William Carver is a reporter for the BBC.
He has been one for quite a few years, easily enough to be called one of the veterans with the media company and be rather proud of the distinction. His talent and gift was to sniff out the faint aroma of a good story and then dig and pry enough to turn the scent into an actual tasty morsel of interesting news to occupy a few minutes of the viewers and listeners his bosses needed informed.
Unfortunately, as he would find out in a meeting at the beginning of the first recorded adventure, being so senior had its drawbacks. For one huge thing, his experience and time served entitled him to decent earnings and the now apparently cash-strapped 'Beeb' was calling on its managers to pare the fat.
Not that Carver, described as a bespectacled man somewhere around sixty, thinning on top and heavy in the middle, would have thought of himself as fat, despite his waistline. But according to his editor, the bosses "want their people multi-platform these days ... journalists who can write the online piece, file the radio bulletin, do the TV two-way and be Tweeting and Facebooking as they go". Carver admitted to himself then that he understood about half of what his boss was saying. As is mentioned elsewhere, Carver was "an analogue man in a digital world".
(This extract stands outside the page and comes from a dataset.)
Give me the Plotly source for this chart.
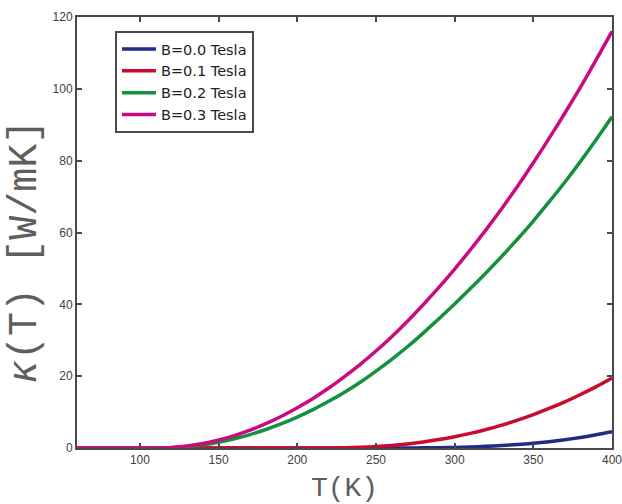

This then is the Carver we will follow, a man still wanting to find the good story in war zones around the world and report on them to the best of his considerable abilities but also a man knowing that his days of doing that were reaching an end. Before they were gone for good for him, though, Carver would be constantly looking for those international locales where intrigue was strong enough to make a story interesting enough to be told.